Les positions critiques de Heikal lui valent en 1981 un passage en prison. Il ne ménagera pas non plus Hosni Moubarak, le successeur de Sadate, qu’il considère comme « inepte et corrompu » et à qui il reprochera de s’être retranché à Charm el-Cheikh dès le déclenchement du soulèvement de 2011. Il ne cachera jamais son aversion pour les islamistes, ce qui motive le rôle de conseiller de l’ombre qu’il tient un temps auprès du futur président Abdel Fattah al-Sissi pour analyser et prévenir une réaction américaine en cas d’offensive contre les Frères musulmans.

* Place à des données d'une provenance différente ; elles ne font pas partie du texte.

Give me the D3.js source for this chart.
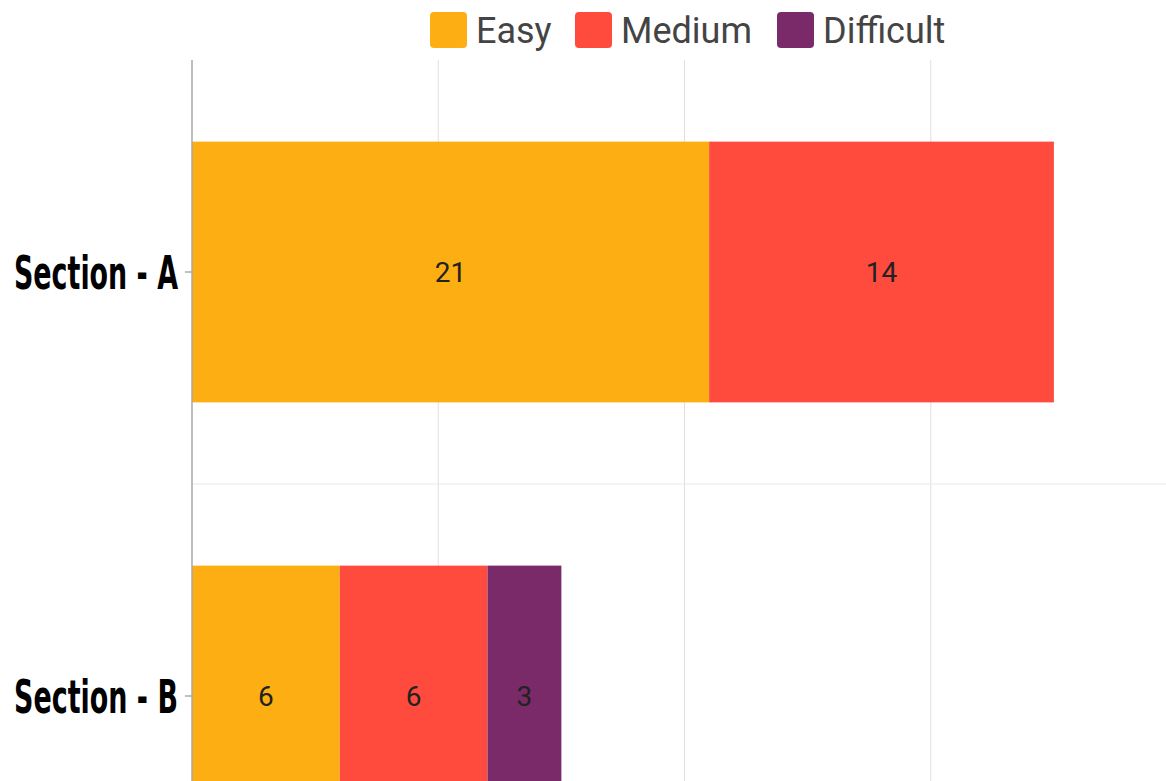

Il claque d’ailleurs la porte de l’émission hebdomadaire qu’il menait sur Al Jazeera depuis 2007 quand la chaîne ouvre son antenne aux prédicateurs et aux islamistes de tout crin. Conservant son autorité intellectuelle, sa profonde intelligence et son influence incontestées, il connaît alors sa période la plus prolifique, publiant de nombreux ouvrages de référence sur les dessous de l’accord d’Oslo avec Israël, sur l’assassinat de Sadate, mais également sur la guerre du Golfe, la révolution iranienne…

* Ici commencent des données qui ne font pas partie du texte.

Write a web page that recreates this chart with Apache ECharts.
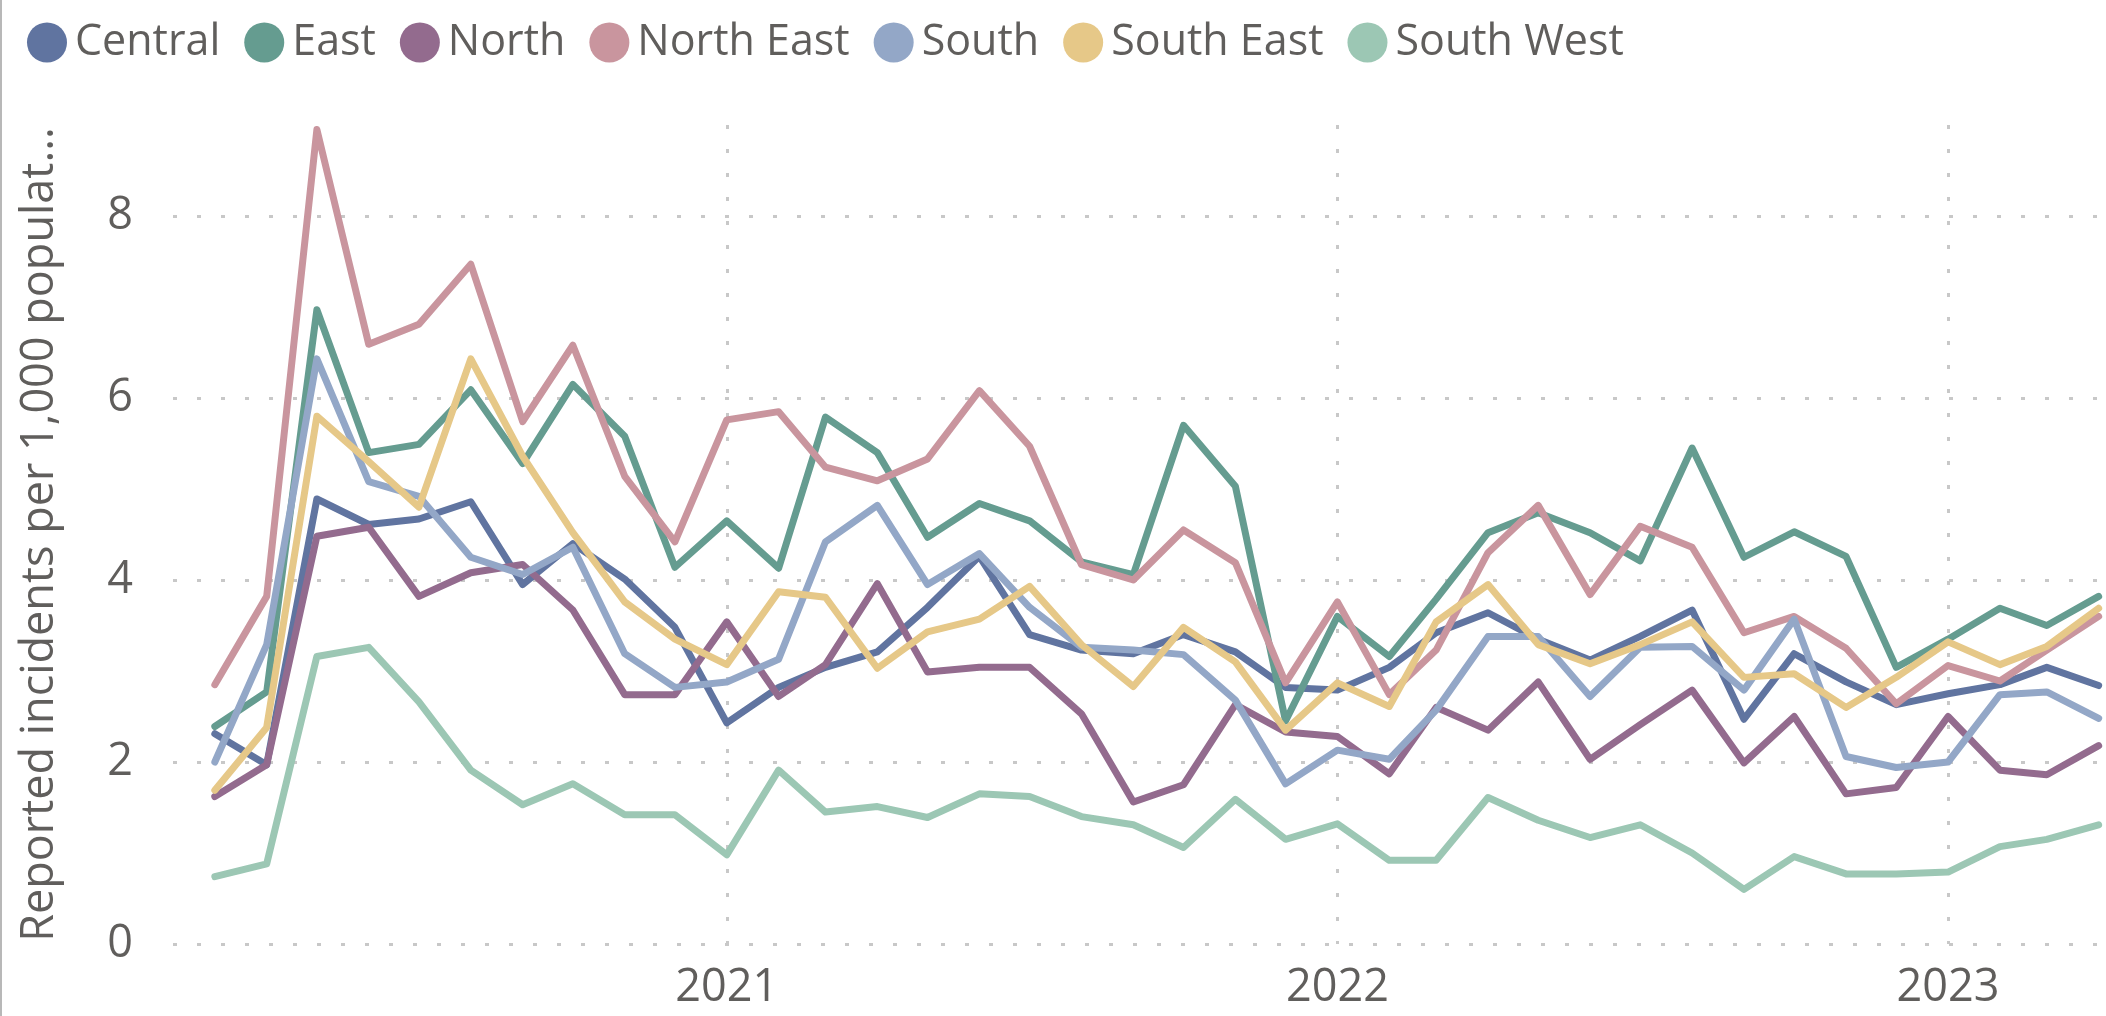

Journaliste devenu un puissant dirigeant de presse, Mohamed Hassanein Heikal a longtemps modelé l’opinion arabe, et son style fait encore école aujourd’hui, bientôt huit ans après sa mort, en février 2016. Cité en exemple pour avoir su réunir une équipe autour d’Al Ahram et avoir ouvert les colonnes du journal à des dissidents, des économistes et des artistes, il a été le précurseur d’une modernité que reproduira la presse libanaise. Journaliste, historien, politologue, Heikal a mis en place une forme de transmission qui est toujours le fil rouge du centre d’études et de recherche d’Al Ahram, qu’il a créé.